Yes! I'm famous! I'll be signing autographs from 6 to 8 today.

I played Majestic. Yes, it pretty much sucked. Once the shiny novelty wore off, it was boring as hell.

Railroad Tycoon: "You can all just go to hell if you don't like it."

I guess I'll see you guys in hell.

Hrm some more thoughts on EVE, I have been on and off on this game for 3 months now, despite everyone warning me of it. What I have seen so far is that the concept of skills versus levels plays out great. I prevents you from just going leveling. However one thing I found while playing this game is that no matter how good your conecpt it, at the current time it seems gamers are just not ready to embrace an online roleplaying game. The developers gave this game more than enough opportunities to become Elite online, but as it stands it seems gamers are not interested in this type of gameplay.

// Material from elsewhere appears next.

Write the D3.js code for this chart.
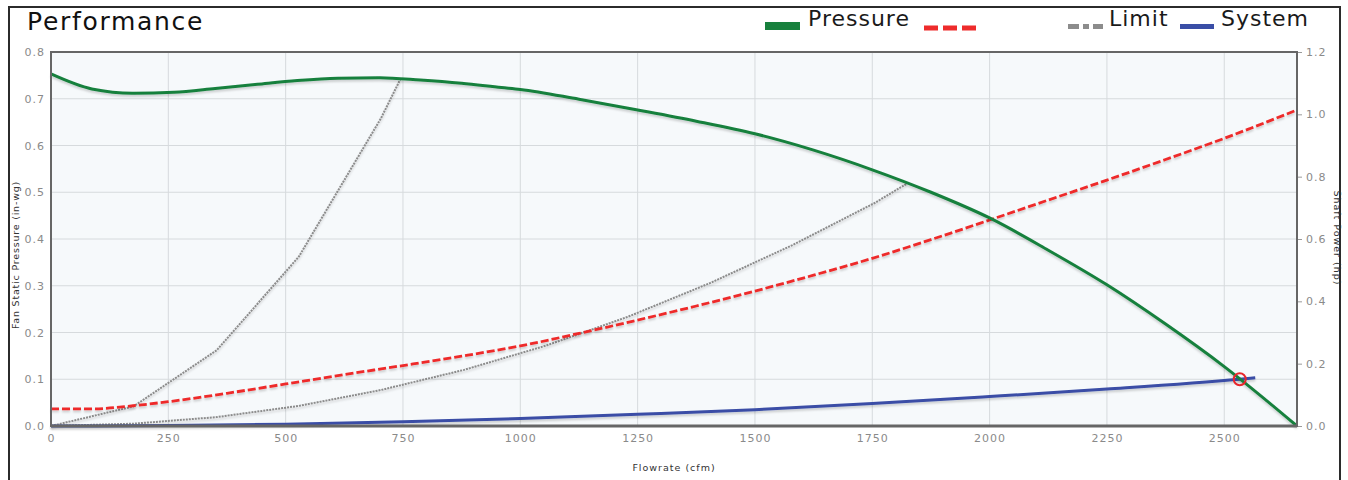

Winner - Scatological – Man, doesn't that word just scream class and intelligence. It sounds like the kind of word a very logical, thoughtful, and well considered individual would use to describe something very important. I can just imagine it being used in a business meeting: Well, the latest scatological indicators show a six-point-five percent increase in output! And of course the ironic beauty is that the word as defined refers to a preoccupation with excrement.

Scatalogical is truly a fantastic word, I must agree. Here's another word that is also scientific and related to poopie (teehee): coprolites. Coprolites are "fossilized human feces." So you can use it in combination with scatological: "His scatological interests include the study of coprolites."

I learned the word as a grad student in archaeology. As you can imagine, it's quite useful now that I'm a web developer.

Hmm, I don't know, coprolites sound like something you shoot up in a videogame.

Railroad Tycoon GoTYR? And you call your self a gamer! DOWN OLD MAN! IF there aren't things blowing up or being killed it cannot be GOTY.

I begrudgingly bought my wife Uru for Christmas. Begrudgingly because, how can this shiny package of 3D puzzley clickliness be called a game, where there's no killing (unless you count jumping off into the Myst, which I did...twice).

And don't forget "spurious." It sounds vaguely sexual, and complicated for such a short word. Back in college we used to compete in my house of geeks to see how often we could casually drop it into a sentence (correctly).

All I'm saying is the whole RT3 thing sounds a little..spurious to me.